The courses anchor the trip without overwhelming it. Salida Golf Club sits five minutes from downtown at 7,000 feet with the Collegiate Peaks filling the western skyline — it's a charming, walkable mountain track that charges less than a dinner tab at most resort towns and plays better than it has any right to at that price. Drive 25 minutes north to Buena Vista and Collegiate Peaks Golf Course delivers a more polished product: well-maintained fairways, 14,000-foot peaks looming over every tee shot, and a ball that genuinely launches farther than it did at sea level. If your group wants to push further, Mt. Massive Golf Course near Leadville sits at 10,200 feet — the highest course on the Arkansas River valley — where the altitude advantage becomes almost comedic. Three distinct courses, three different elevations, no repeat scenery, and a total daily green fee that probably doesn't clear what you'd pay for one round in Vail. The days structure themselves cleanly: morning tee times, afternoons open for the river or hot springs, evenings spent walking F Street.

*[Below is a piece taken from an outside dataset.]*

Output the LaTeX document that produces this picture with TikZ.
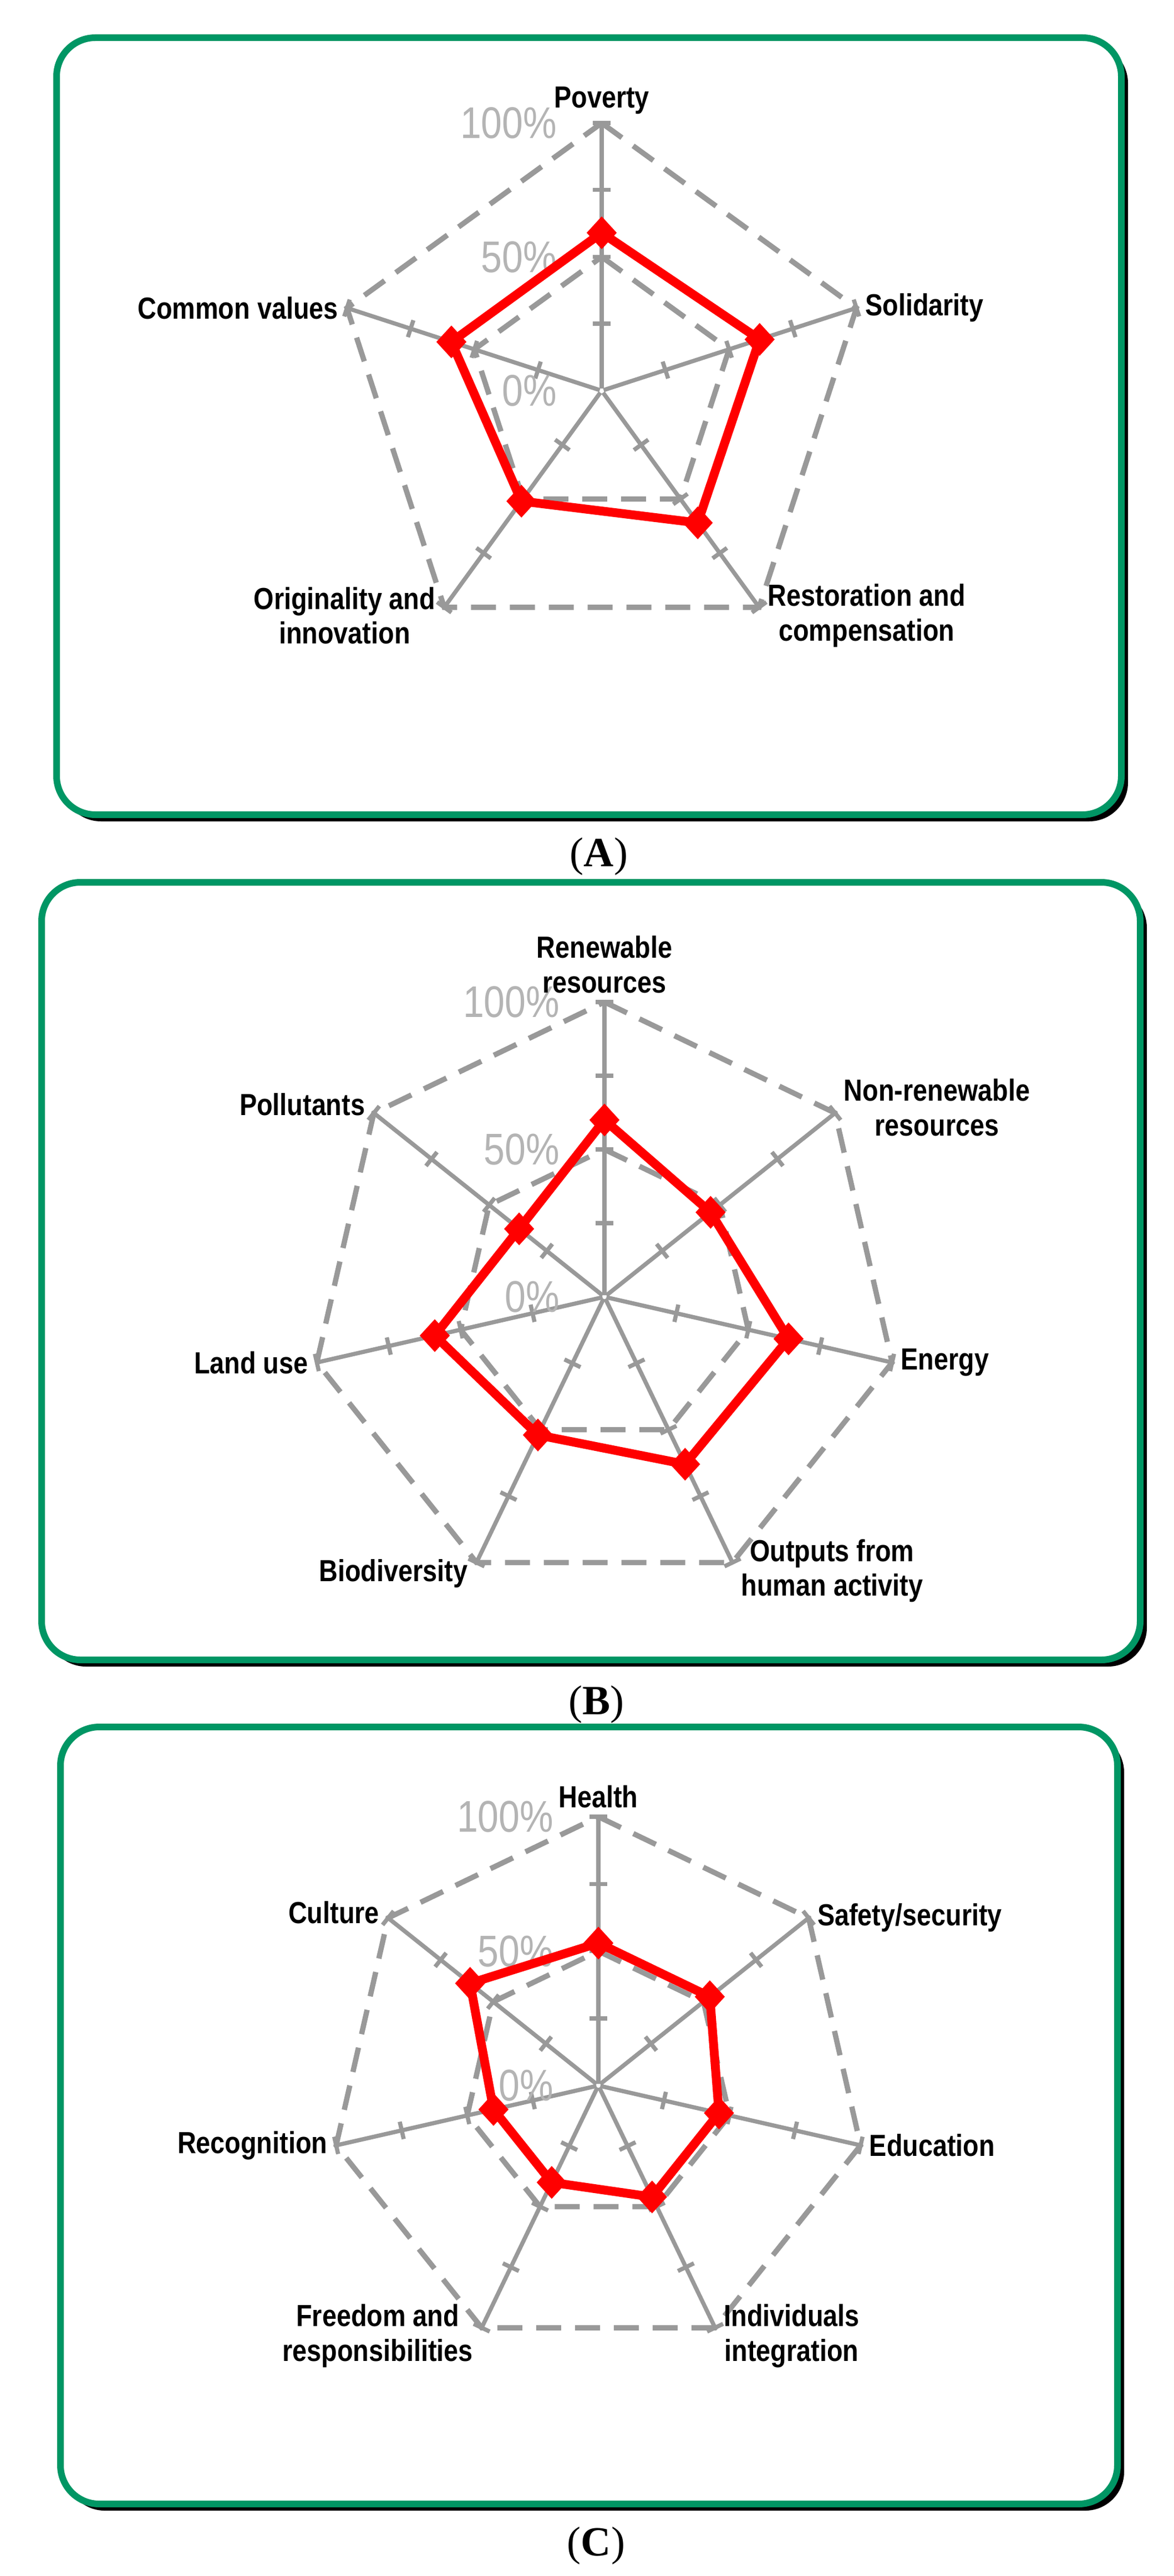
\documentclass[tikz,border=0pt]{standalone}
\usepackage{fontspec}
\setmainfont{Liberation Sans}
\newfontfamily\lblfont{Liberation Sans}[FakeStretch=0.85]
\newfontfamily\capfont{Liberation Serif}
\usetikzlibrary{shapes.geometric}
\definecolor{framegreen}{RGB}{0,150,100}
\definecolor{axisgray}{RGB}{153,153,153}
\definecolor{pctgray}{RGB}{180,180,180}
\tikzset{
  shadow/.style={fill=black, rounded corners=14pt},
  frame/.style={draw=framegreen, fill=white, line width=2.4pt, rounded corners=14pt},
  axis/.style={draw=axisgray, line width=1.5pt},
  grid/.style={draw=axisgray, line width=1.9pt, dash pattern=on 9pt off 5pt},
  score/.style={draw=red, line width=3.2pt, line join=round},
  scoremark/.style={diamond, fill=red, inner sep=0pt, minimum width=11pt, minimum height=12pt},
  lbl/.style={font=\lblfont\bfseries\fontsize{11}{12.5}\selectfont, align=center, inner sep=3pt},
  pct/.style={text=pctgray, font=\lblfont\fontsize{16}{18}\selectfont, anchor=east, inner sep=0pt},
  caption/.style={font=\capfont\fontsize{15}{17}\selectfont}
}
\begin{document}
\begin{tikzpicture}[x=0.2pt, y=-0.2pt]
  \useasboundingbox (0,0) rectangle (2117,4648);

  % (A) social values
  \fill[shadow] (112,80) rectangle (2034,1482);
  \draw[frame] (102,68) rectangle (2022,1470);
  \node[caption] (capA) at (1080,1545) {(\textbf{A})};
  \begin{scope}[shift={(1085,705)}, x=0.2pt, y=0.2pt]
    \def\R{483}
    \node[inner sep=0pt] (cA) at (0,0) {};
    \foreach \i in {0,...,4} {
      \coordinate (aA\i) at ({90-\i*72}:\R);
      \coordinate (hA\i) at ({90-\i*72}:\R/2);
      \draw[axis] (cA) -- (aA\i);
      \foreach \f in {0.25,0.5,0.75,1}
        \draw[axis, rotate={90-\i*72}] (\f*\R,-16) -- (\f*\R,16);
    }
    \draw[grid] (aA0) -- (aA1) -- (aA2) -- (aA3) -- (aA4) -- cycle;
    \draw[grid] (hA0) -- (hA1) -- (hA2) -- (hA3) -- (hA4) -- cycle;
    \node[pct] (pctA100) at (-80,\R) {100\%};
    \node[pct] (pctA50) at (-80,\R/2) {50\%};
    \node[pct] (pctA0) at (-80,0) {0\%};
    \foreach \i/\v in {0/0.59,1/0.62,2/0.61,3/0.51,4/0.59}
      \coordinate (sA\i) at ({90-\i*72}:\v*\R);
    \draw[score] (sA0) -- (sA1) -- (sA2) -- (sA3) -- (sA4) -- cycle;
    \foreach \i in {0,...,4}
      \node[scoremark] (mA\i) at (sA\i) {};
    \foreach \i/\txt/\anc/\dy in {0/Poverty/south/0, 1/Solidarity/west/0,
        2/{Restoration and\\compensation}/west/-3, 3/{Originality and\\innovation}/east/-3,
        4/Common values/east/0}
      \node[lbl, anchor=\anc, yshift=\dy pt] (lA\i) at (aA\i) {\txt};
  \end{scope}

  % (B) environmental values
  \fill[shadow] (85,1604) rectangle (2068,3007);
  \draw[frame] (75,1592) rectangle (2056,2995);
  \node[caption] (capB) at (1075,3075) {(\textbf{B})};
  \begin{scope}[shift={(1090,2340)}, x=0.2pt, y=0.2pt]
    \def\R{532}
    \node[inner sep=0pt] (cB) at (0,0) {};
    \foreach \i in {0,...,6} {
      \coordinate (aB\i) at ({90-\i*360/7}:\R);
      \coordinate (hB\i) at ({90-\i*360/7}:\R/2);
      \draw[axis] (cB) -- (aB\i);
      \foreach \f in {0.25,0.5,0.75,1}
        \draw[axis, rotate={90-\i*360/7}] (\f*\R,-16) -- (\f*\R,16);
    }
    \draw[grid] (aB0) -- (aB1) -- (aB2) -- (aB3) -- (aB4) -- (aB5) -- (aB6) -- cycle;
    \draw[grid] (hB0) -- (hB1) -- (hB2) -- (hB3) -- (hB4) -- (hB5) -- (hB6) -- cycle;
    \node[pct] (pctB100) at (-80,\R) {100\%};
    \node[pct] (pctB50) at (-80,\R/2) {50\%};
    \node[pct] (pctB0) at (-80,0) {0\%};
    \foreach \i/\v in {0/0.60,1/0.46,2/0.64,3/0.63,4/0.52,5/0.59,6/0.37}
      \coordinate (sB\i) at ({90-\i*360/7}:\v*\R);
    \draw[score] (sB0) -- (sB1) -- (sB2) -- (sB3) -- (sB4) -- (sB5) -- (sB6) -- cycle;
    \foreach \i in {0,...,6}
      \node[scoremark] (mB\i) at (sB\i) {};
    \foreach \i/\txt/\anc/\dy in {0/{Renewable\\resources}/south/0,
        1/{Non-renewable\\resources}/west/2, 2/Energy/west/0,
        3/{Outputs from\\human activity}/west/-3, 4/Biodiversity/east/-4,
        5/Land use/east/0, 6/Pollutants/east/3}
      \node[lbl, anchor=\anc, yshift=\dy pt] (lB\i) at (aB\i) {\txt};
  \end{scope}

  % (C) individual values
  \fill[shadow] (119,3128) rectangle (2027,4530);
  \draw[frame] (109,3116) rectangle (2015,4518);
  \node[caption] (capC) at (1075,4593) {(\textbf{C})};
  \begin{scope}[shift={(1079,3763)}, x=0.2pt, y=0.2pt]
    \def\R{485}
    \node[inner sep=0pt] (cC) at (0,0) {};
    \foreach \i in {0,...,6} {
      \coordinate (aC\i) at ({90-\i*360/7}:\R);
      \coordinate (hC\i) at ({90-\i*360/7}:\R/2);
      \draw[axis] (cC) -- (aC\i);
      \foreach \f in {0.25,0.5,0.75,1}
        \draw[axis, rotate={90-\i*360/7}] (\f*\R,-16) -- (\f*\R,16);
    }
    \draw[grid] (aC0) -- (aC1) -- (aC2) -- (aC3) -- (aC4) -- (aC5) -- (aC6) -- cycle;
    \draw[grid] (hC0) -- (hC1) -- (hC2) -- (hC3) -- (hC4) -- (hC5) -- (hC6) -- cycle;
    \node[pct] (pctC100) at (-80,\R) {100\%};
    \node[pct] (pctC50) at (-80,\R/2) {50\%};
    \node[pct] (pctC0) at (-80,0) {0\%};
    \foreach \i/\v in {0/0.53,1/0.53,2/0.46,3/0.46,4/0.40,5/0.40,6/0.61}
      \coordinate (sC\i) at ({90-\i*360/7}:\v*\R);
    \draw[score] (sC0) -- (sC1) -- (sC2) -- (sC3) -- (sC4) -- (sC5) -- (sC6) -- cycle;
    \foreach \i in {0,...,6}
      \node[scoremark] (mC\i) at (sC\i) {};
    \foreach \i/\txt/\anc/\dy in {0/Health/south/0, 1/{Safety/security}/west/0,
        2/Education/west/0, 3/{Individuals\\integration}/west/-3,
        4/{Freedom and\\responsibilities}/east/-3, 5/Recognition/east/0,
        6/Culture/east/2}
      \node[lbl, anchor=\anc, yshift=\dy pt] (lC\i) at (aC\i) {\txt};
  \end{scope}
\end{tikzpicture}
\end{document}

That walkability is the logistical gift Salida keeps giving. A house sleeping 10 to 16 in the downtown corridor — available in the $350–$900 range per night — puts the whole group within stumbling distance of Moonlight Pizza's massive patio, Benson's Tavern on F Street, and The Vic, which runs live music in a renovated historic theater and has the kind of patio that genuinely extends a night. For groups that want more space or river access, the cabin clusters along the Arkansas toward Poncha Springs can be combined for larger parties and put you closer to the Mt. Princeton Hot Springs, which earns its place as a legitimate post-round stop rather than a generic add-on — soaking in thermal pools with the Sawatch Range overhead is the specific recovery experience that Salida offers and Scottsdale doesn't. Groceries and liquor are straightforward: Safeway handles the bulk run, Salida Liquor on F Street handles the rest. The nearest airport is Colorado Springs, about two and a quarter hours away — long enough to warrant a direct drive from Denver, which cuts travel to under two hours and makes the logistics cleaner for a group flying commercial from different cities.